The rule that prohibits opinions regarding the guilt or innocence of any person or party is a rule of prudence. Clearly, it’s prudent for a Certified Fraud Examiner to refrain from usurping the role of the jury. In a courtroom, no good attorney would ask a Certified Fraud Examiner for such a conclusion, and no alert judge would allow such testimony. The fraud examiner’s job is to present the evidence in his report. Such evidence might constitute a convincing case pointing to the guilt or innocence of a person. But a clear line should be drawn between a report that essentially says “Here is the evidence” and one that steps over the line and says “He is the guilty (innocent) person.”  Nevertheless, there is a fine line between recommending action – forwarding the evidence to a law enforcement agency or filing a complaint or lawsuit – and giving an opinion on guilt or innocence.

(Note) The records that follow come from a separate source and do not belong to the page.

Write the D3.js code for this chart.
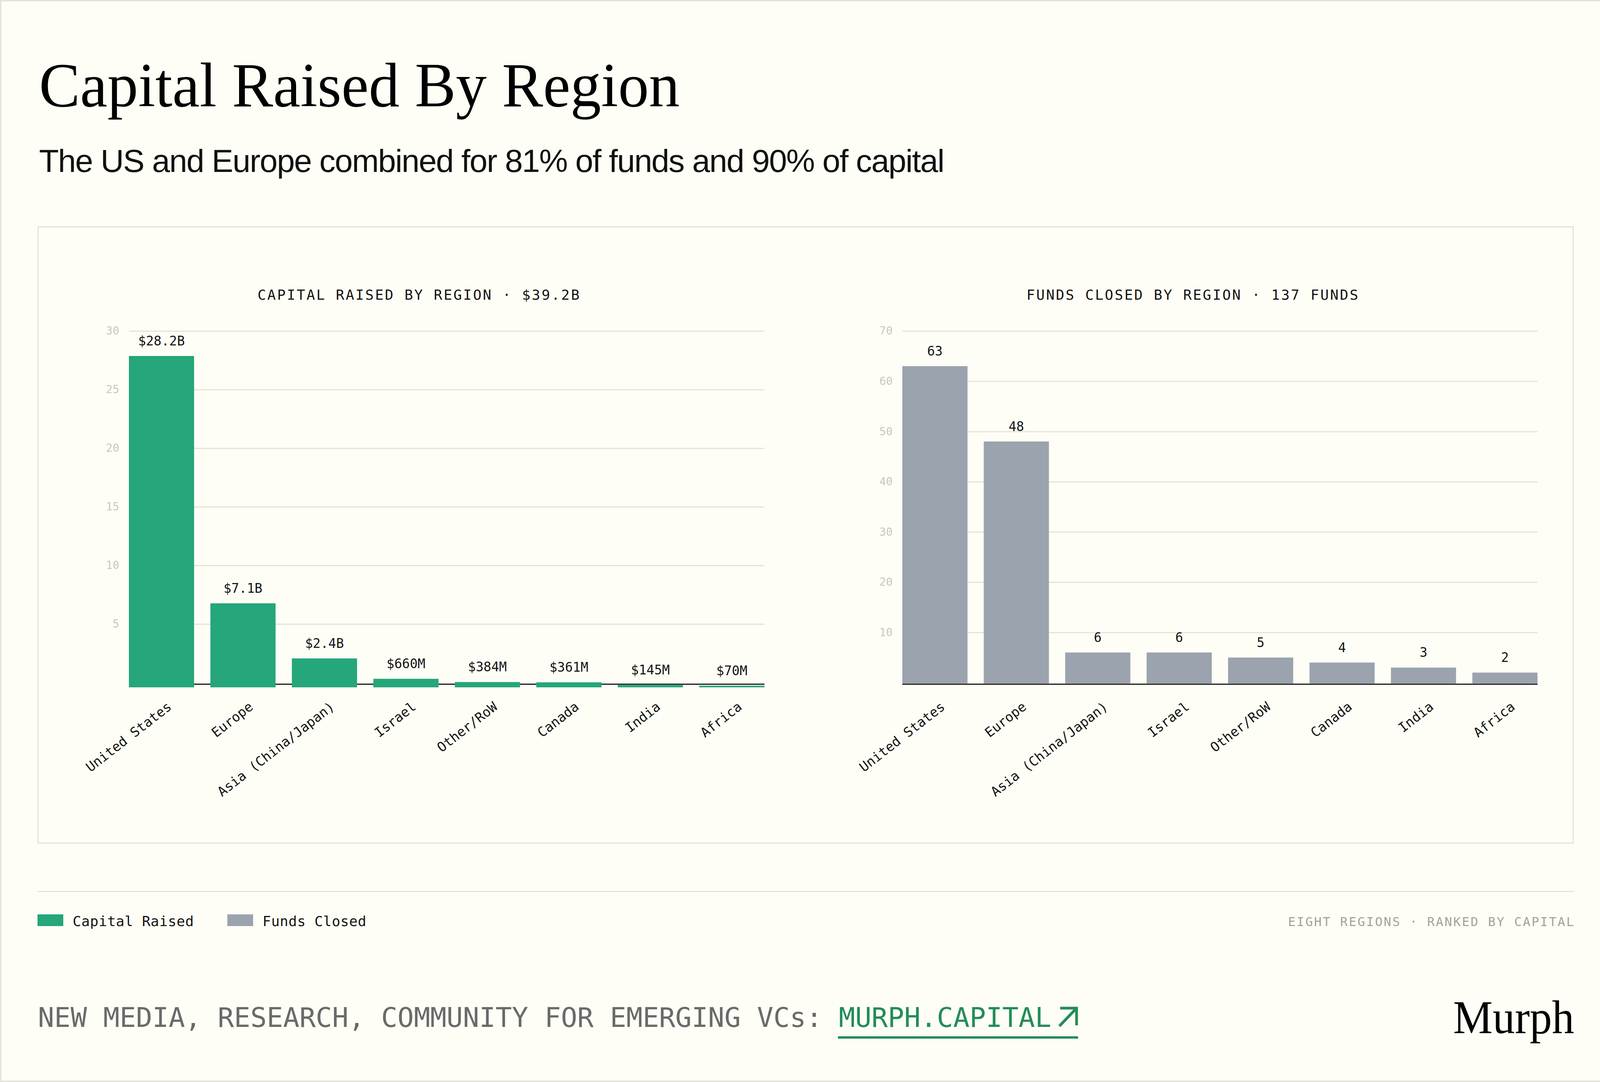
<!doctype html>
<html lang="en">
<head>
	<meta charset="UTF-8">
	<title>Capital Raised By Region</title>
	<style>
		html, body {
			margin: 0;
			padding: 0;
			background: #fefef6;
		}

		svg {
			display: block;
		}

		.mono {
			font-family: "DejaVu Sans Mono", "Liberation Mono", monospace;
		}

		.bar__label {
			fill: #141414;
			text-anchor: middle;
			font-size: 33px;
		}

	</style>
</head>
<body>

	<script src="https://cdn.jsdelivr.net/npm/d3@7/dist/d3.min.js"></script>
	<script>
		// data
		var regions = ['United States', 'Europe', 'Asia (China/Japan)', 'Israel', 'Other/RoW', 'Canada', 'India', 'Africa'];
		var capitalRaisedB = [28.2, 7.1, 2.4, 0.66, 0.384, 0.361, 0.145, 0.07];
		var fundsClosed = [63, 48, 6, 6, 5, 4, 3, 2];
		var capitalTicks = [5, 10, 15, 20, 25, 30];
		var fundsTicks = [10, 20, 30, 40, 50, 60, 70];

		var w = 4125,
			h = 2769;

		var cream = '#fefef6',
			rule = '#e4e3d9',
			green = '#25a67b',
			slate = '#9ba3ae',
			ink = '#141414';

		var svg = d3.select('body')
			.append('svg')
			.attr('width', w)
			.attr('height', h);

		// background + outer frame
		svg.append('rect')
			.attr('x', 1.5).attr('y', 1.5)
			.attr('width', w - 3).attr('height', h - 3)
			.attr('fill', cream)
			.attr('stroke', rule)
			.attr('stroke-width', 4);

		/**
		* format capital value like the reference labels
		*/
		var formatCapital = function(v) {
			if (v >= 1) {
				return '$' + v.toFixed(1) + 'B';
			}
			return '$' + Math.round(v * 1000) + 'M';
		};

		// ===== header
		svg.append('text')
			.attr('x', 100)
			.attr('y', 272)
			.attr('textLength', 1640)
			.attr('lengthAdjust', 'spacingAndGlyphs')
			.style('font-family', '"Liberation Serif", "DejaVu Serif", serif')
			.style('font-size', '162px')
			.attr('fill', '#000')
			.text('Capital Raised By Region');

		svg.append('text')
			.attr('x', 100)
			.attr('y', 440)
			.attr('textLength', 2316)
			.attr('lengthAdjust', 'spacingAndGlyphs')
			.style('font-family', '"Liberation Sans", Arial, sans-serif')
			.style('font-size', '82px')
			.style('letter-spacing', '-2px')
			.attr('fill', '#111')
			.text('The US and Europe combined for 81% of funds and 90% of capital');

		// panel
		svg.append('rect')
			.attr('x', 97.5).attr('y', 580.5)
			.attr('width', 3930).attr('height', 1577)
			.attr('fill', 'none')
			.attr('stroke', rule)
			.attr('stroke-width', 3);


		/**
		* draw one bar chart
		* @param {object} cfg
		*/
		var drawChart = function(cfg) {
			var g = svg.append('g');

			var x = d3.scaleBand()
				.domain(regions)
				.range([cfg.left, cfg.right])
				.paddingInner(0.2)
				.paddingOuter(0);

			var y = d3.scaleLinear()
				.domain([0, cfg.max])
				.range([1747, 847]);

			// title
			g.append('text')
				.attr('class', 'mono')
				.attr('x', cfg.titleX)
				.attr('y', 767)
				.attr('text-anchor', 'middle')
				.style('font-size', '36px')
				.style('letter-spacing', '3.4px')
				.attr('fill', ink)
				.text(cfg.title);

			// grid + y labels
			var yAxis = g.append('g')
				.attr('transform', 'translate(' + cfg.left + ',0)')
				.call(d3.axisLeft(y)
					.tickValues(cfg.ticks)
					.tickSize(-(cfg.right - cfg.left))
					.tickPadding(25)
					.tickFormat(d3.format('d')));
			yAxis.select('.domain').remove();
			yAxis.selectAll('line')
				.attr('stroke', rule)
				.attr('stroke-width', 3);
			yAxis.selectAll('text')
				.attr('class', 'mono')
				.attr('fill', '#c9c7b9')
				.style('font-size', '28px');

			// bars
			var shift = cfg.barShift;
			g.selectAll('rect.bar')
				.data(cfg.values)
				.enter()
				.append('rect')
				.attr('class', 'bar')
				.attr('x', function(d, i) {
					return x(regions[i]);
				})
				.attr('y', function(d) {
					return y(d) + shift;
				})
				.attr('width', x.bandwidth())
				.attr('height', function(d) {
					return y(0) - y(d) + 2;
				})
				.attr('fill', cfg.color);

			// baseline
			g.append('line')
				.attr('x1', cfg.left).attr('x2', cfg.right)
				.attr('y1', y(0) + 4).attr('y2', y(0) + 4)
				.attr('stroke', ink)
				.attr('stroke-width', 3);

			// redraw bars over baseline where they reach below it
			if (shift > 0) {
				g.selectAll('rect.bar').raise();
			}

			// value labels
			g.selectAll('text.bar__label')
				.data(cfg.values)
				.enter()
				.append('text')
				.attr('class', 'bar__label mono')
				.attr('x', function(d, i) {
					return x(regions[i]) + x.bandwidth() / 2;
				})
				.attr('y', function(d) {
					return y(d) + shift - 27;
				})
				.text(cfg.format);

			// x labels
			var xAxis = g.append('g')
				.attr('transform', 'translate(0,' + y(0) + ')')
				.call(d3.axisBottom(x).tickSize(0));
			xAxis.select('.domain').remove();
			xAxis.selectAll('text')
				.attr('class', 'mono')
				.attr('y', null)
				.attr('dy', null)
				.attr('text-anchor', 'end')
				.attr('transform', 'translate(28,66) rotate(-38)')
				.attr('fill', ink)
				.style('font-size', '34px');
		};

		drawChart({
			left: 330,
			right: 1957,
			titleX: 1073,
			title: 'CAPITAL RAISED BY REGION \u00b7 $39.2B',
			max: 30,
			ticks: capitalTicks,
			values: capitalRaisedB,
			color: green,
			barShift: 10,
			format: function(d) { return formatCapital(d); }
		});

		drawChart({
			left: 2310,
			right: 3936,
			titleX: 3054,
			title: 'FUNDS CLOSED BY REGION \u00b7 137 FUNDS',
			max: 70,
			ticks: fundsTicks,
			values: fundsClosed,
			color: slate,
			barShift: 0,
			format: function(d) { return d; }
		});

		// ===== legend row
		svg.append('line')
			.attr('x1', 97).attr('x2', 4030)
			.attr('y1', 2281.5).attr('y2', 2281.5)
			.attr('stroke', rule)
			.attr('stroke-width', 3);

		var legendItems = [
			{label: 'Capital Raised', color: green, x: 96},
			{label: 'Funds Closed', color: slate, x: 582}
		];

		var legend = svg.selectAll('g.legend')
			.data(legendItems)
			.enter()
			.append('g')
			.attr('class', 'legend')
			.attr('transform', function(d) {
				return 'translate(' + d.x + ',2340)';
			});
		legend.append('rect')
			.attr('width', 66)
			.attr('height', 30)
			.attr('fill', function(d) { return d.color; });
		legend.append('text')
			.attr('class', 'mono')
			.attr('x', 90)
			.attr('y', 30)
			.attr('fill', ink)
			.style('font-size', '36px')
			.style('letter-spacing', '0.5px')
			.text(function(d) { return d.label; });

		svg.append('text')
			.attr('class', 'mono')
			.attr('x', 4032)
			.attr('y', 2370)
			.attr('text-anchor', 'end')
			.attr('fill', '#a3a29a')
			.style('font-size', '32px')
			.style('letter-spacing', '3px')
			.text('EIGHT REGIONS \u00b7 RANKED BY CAPITAL');

		// ===== footer
		var foot = svg.append('text')
			.attr('class', 'mono')
			.attr('x', 97)
			.attr('y', 2628)
			.style('font-size', '69.5px');
		foot.append('tspan')
			.attr('fill', '#6a6a6a')
			.text('NEW MEDIA, RESEARCH, COMMUNITY FOR EMERGING VCs: ');
		foot.append('tspan')
			.attr('fill', '#238c58')
			.text('MURPH.CAPITAL');

		// link arrow + underline
		svg.append('path')
			.attr('d', 'M2714,2580 H2756 V2624 M2756,2580 L2712,2626')
			.attr('fill', 'none')
			.attr('stroke', '#238c58')
			.attr('stroke-width', 7);
		svg.append('rect')
			.attr('x', 2145).attr('y', 2652)
			.attr('width', 615).attr('height', 6)
			.attr('fill', '#238c58');

		svg.append('text')
			.attr('x', 4030)
			.attr('y', 2644)
			.attr('text-anchor', 'end')
			.attr('textLength', 310)
			.attr('lengthAdjust', 'spacingAndGlyphs')
			.style('font-family', '"Liberation Serif", "DejaVu Serif", serif')
			.style('font-size', '120px')
			.attr('fill', '#000')
			.text('Murph');

	</script>
</body>
</html>
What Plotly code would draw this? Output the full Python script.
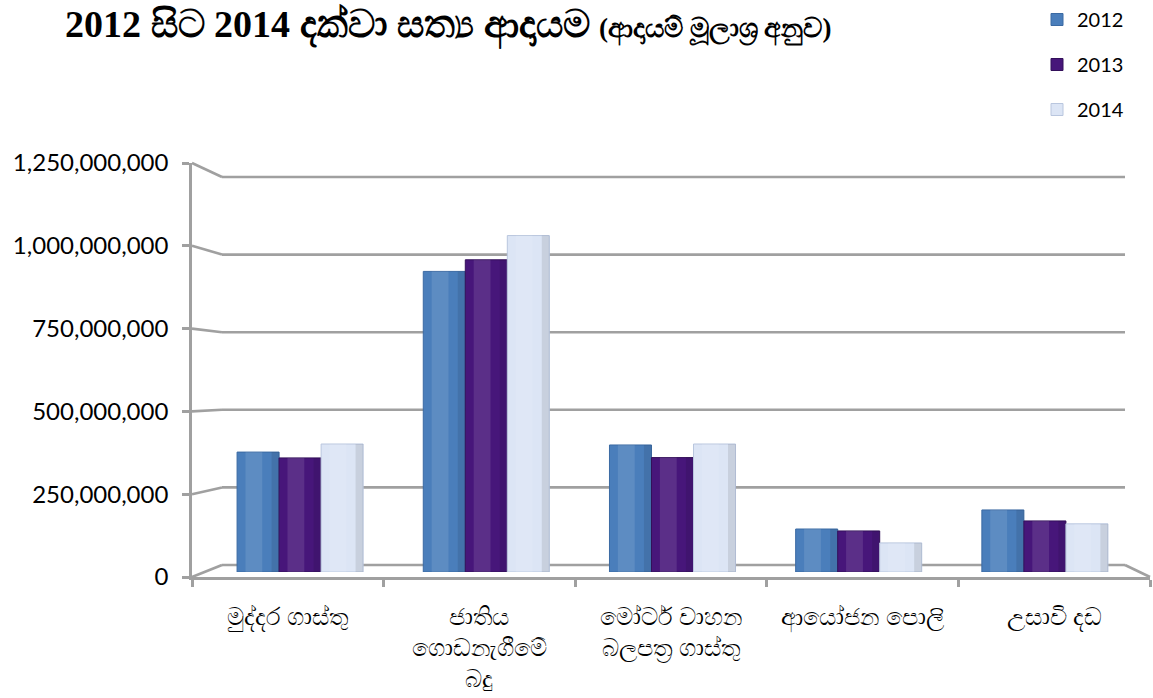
import plotly.graph_objects as go

# ---------------- data ----------------
categories = ["මුද්දර ගාස්තු", "ජාතිය ගොඩනැගීමේ බදු", "මෝටර් වාහන බලපත්‍ර ගාස්තු", "ආයෝජන පොලි", "උසාවි දඩ"]
category_labels = ["මුද්දර ගාස්තු", "ජාතිය<br>ගොඩනැගීමේ<br>බදු", "මෝටර් වාහන<br>බලපත්‍ර ගාස්තු", "ආයෝජන පොලි", "උසාවි දඩ"]
years = ["2012", "2013", "2014"]
values_2012 = [371e6, 930e6, 393e6, 133e6, 192e6]
values_2013 = [353e6, 966e6, 354e6, 127e6, 158e6]
values_2014 = [396e6, 1041e6, 396e6, 90e6, 149e6]
y_ticks = [0, 250e6, 500e6, 750e6, 1000e6, 1250e6]
y_max = 1.25e9

# ---------------- geometry helpers ----------------
W, H = 1153, 698
def px(x):
    return x / W
def py(y):
    return 1 - y / H

FX0, FX1, FY_TOP, FY0 = 192, 1150, 163, 577   # front frame
BX0, BX1, BY_TOP, BY0 = 222, 1125, 177, 565   # back wall
BAR_X0, BAR_X1, BAR_TOP, BAR_Y0 = 207, 1138, 168, 572

def front_y(v):
    return FY0 - v / y_max * (FY0 - FY_TOP)
def back_y(v):
    return BY0 - v / y_max * (BY0 - BY_TOP)

GRID = "#a0a0a0"
LW = 2.6
GAP = 0.323
BW = (1 - GAP) / 3

fig = go.Figure()

colors = {"2012": "#4a7ebb", "2013": "#47167a", "2014": "#dce5f5"}
lines = {"2012": "#3b6aa3", "2013": "#33105a", "2014": "#b9c6de"}
for i, (yr, vals) in enumerate(zip(years, [values_2012, values_2013, values_2014])):
    off = -(1 - GAP) / 2 + i * BW
    fig.add_trace(go.Bar(
        x=categories, y=vals, name=yr, legendgroup=yr,
        width=BW, offset=off,
        marker=dict(color=colors[yr], line=dict(color=lines[yr], width=1)),
        xaxis="x", yaxis="y",
    ))
    # cylinder shading (same values, narrower bands)
    fig.add_trace(go.Bar(
        x=categories, y=vals, legendgroup=yr, showlegend=False, hoverinfo="skip",
        width=BW * 0.4, offset=off + BW * 0.2,
        marker=dict(color="rgba(255,255,255,0.11)", line=dict(width=0)),
        xaxis="x", yaxis="y",
    ))
    fig.add_trace(go.Bar(
        x=categories, y=vals, legendgroup=yr, showlegend=False, hoverinfo="skip",
        width=BW * 0.18, offset=off + BW * 0.82,
        marker=dict(color="rgba(0,0,0,0.09)", line=dict(width=0)),
        xaxis="x", yaxis="y",
    ))

# carrier for the front axes
fig.add_trace(go.Scatter(x=categories, y=values_2012, xaxis="x2", yaxis="y2",
                         mode="markers", marker=dict(opacity=0), showlegend=False,
                         hoverinfo="skip"))

shapes = []
for v in y_ticks:
    shapes.append(dict(type="line", xref="paper", yref="paper", layer="below",
                       x0=px(BX0), x1=px(BX1), y0=py(back_y(v)), y1=py(back_y(v)),
                       line=dict(color=GRID, width=LW)))
    shapes.append(dict(type="line", xref="paper", yref="paper", layer="below",
                       x0=px(FX0), x1=px(BX0), y0=py(front_y(v)), y1=py(back_y(v)),
                       line=dict(color=GRID, width=LW)))
shapes.append(dict(type="line", xref="paper", yref="paper", layer="below",
                   x0=px(BX1), x1=px(FX1), y0=py(BY0), y1=py(FY0),
                   line=dict(color=GRID, width=LW)))

title_text = ("<b>2012 සිට 2014 දක්වා සත්‍ය ආදායම</b> "
              "<b><span style='font-size:27px'>(ආදායම් මූලාශ්‍ර අනුව)</span></b>")

fig.update_layout(
    width=W, height=H,
    margin=dict(l=0, r=0, t=0, b=0, autoexpand=False),
    paper_bgcolor="white", plot_bgcolor="rgba(0,0,0,0)",
    barmode="overlay",
    showlegend=True,
    legend=dict(x=px(1037), y=1, xanchor="left", yanchor="top",
                font=dict(family="Lato", size=20, color="black"),
                tracegroupgap=16, bgcolor="rgba(0,0,0,0)"),
    font=dict(family="Lato", color="black"),
    xaxis=dict(domain=[px(BAR_X0), px(BAR_X1)], anchor="y", type="category",
               categoryarray=categories, range=[-0.5, 4.5], visible=False, automargin=False),
    yaxis=dict(domain=[py(BAR_Y0), py(BAR_TOP)], anchor="x", range=[0, y_max], visible=False,
               automargin=False),
    xaxis2=dict(domain=[px(FX0), px(FX1)], anchor="y2", type="category",
                categoryarray=categories, range=[-0.5, 4.5], automargin=False,
                tickmode="array", tickvals=categories, ticktext=category_labels,
                tickson="boundaries", ticks="outside", ticklen=7, tickwidth=LW, tickcolor=GRID,
                showline=True, linecolor=GRID, linewidth=LW, showgrid=False, zeroline=False,
                ticklabelstandoff=16,
                tickfont=dict(family="Noto Sans, Lato", size=24, color="black")),
    yaxis2=dict(domain=[py(FY0), py(FY_TOP)], anchor="x2", range=[0, y_max], automargin=False,
                tickmode="array", tickvals=y_ticks, tickformat=",d",
                ticks="outside", ticklen=7, tickwidth=LW, tickcolor=GRID,
                showline=True, linecolor=GRID, linewidth=LW, showgrid=False, zeroline=False,
                ticklabelstandoff=9,
                tickfont=dict(family="Lato", size=24, color="black")),
    shapes=shapes,
    annotations=[dict(text=title_text, xref="paper", yref="paper", x=px(63), y=py(26),
                      xanchor="left", yanchor="middle", showarrow=False,
                      font=dict(family="Liberation Serif", size=38, color="black"))],
)

fig.write_html("out.html", config={"displayModeBar": False},
               post_script="document.body.style.margin='0px';")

Certified Fraud Examiners may make such recommendations because they think the evidence is strong enough to support a case. They might even have a conclusion about whether the suspect committed a crime. The rule does not prohibit the Certified Fraud Examiner, under the proper circumstances, from accusing the person under investigation. However, the ultimate decision of whether a person is “guilty” or “innocent” is for a jury to determine. The CFE is free to report the facts and the conclusions that can be drawn from those facts, but the decision as to whether or not a person is guilty of a crime is a decision for the judge or jury.

As Liseli pointed out caution as to information reliability is the by-word for every use of internet based information in general and use by expert witnesses is no exception. According to discovery rules governing expert testimony, everything the expert says or writes about the case after being hired is subject to discovery by opposing counsel. That means everything: internet downloads, narrative versions of the case, comments to the press or law enforcement, hypothetical reconstructions, even notes can be demanded and used by the opposing party.  However, CFE’s acting as expert witnesses need to be aware of the consulting expert exception.

Experts may consult on the attorney’s work product, i.e., materials the attorney prepares as background for a case. While performing background work, the expert is said to be working as an associate of the attorney, so the exchange is protected…they are two professionals conferring. However, once the expert is hired as a witness, and begins entering opinions as part of the attorney’s case, there is no privilege for any contribution the expert makes. The distinction is something like this: when acting as “witnesses,” experts are bringing official information to the court, and so must disclose any contact with the case; when experts act as “consultants” or “associates” for attorneys or law enforcement, they are only assisting the attorney, and do not have to disclose their involvement in the case.

There is one trap for the unwary. The rule is that if an expert will testify at trial, everything s/he does regarding the case must be turned over to the other side. If an expert works only as a consultant to the attorney, then her work product is not discoverable. However, if a testifying expert reviews the work of the consultant expert, then the work of the consultant expert will be discoverable. Just remember this, if you are hired to testify at trial, anything you used to form your opinion will be subject to review by the opposing party. This includes information downloaded from the internet, notes from other experts, documents received from the plaintiff or defendant, and any documents or notes from the attorney. Be sure to consult with the attorney before you review anything. If the attorney has not given the document to you, then ask before you read. Otherwise, you may inadvertently destroy the confidentiality or privilege of the material.

The utilization of internet based information resources introduces yet another layer of complexity to the employment of CFE’s as expert witnesses and/or attorney consultants.  The information available is often vast, almost instantly available and constantly changing.  Practitioners and their client attorneys must decide on a case by case basis whether it’s best utilized in the role of a consultant or in that of an expert witness.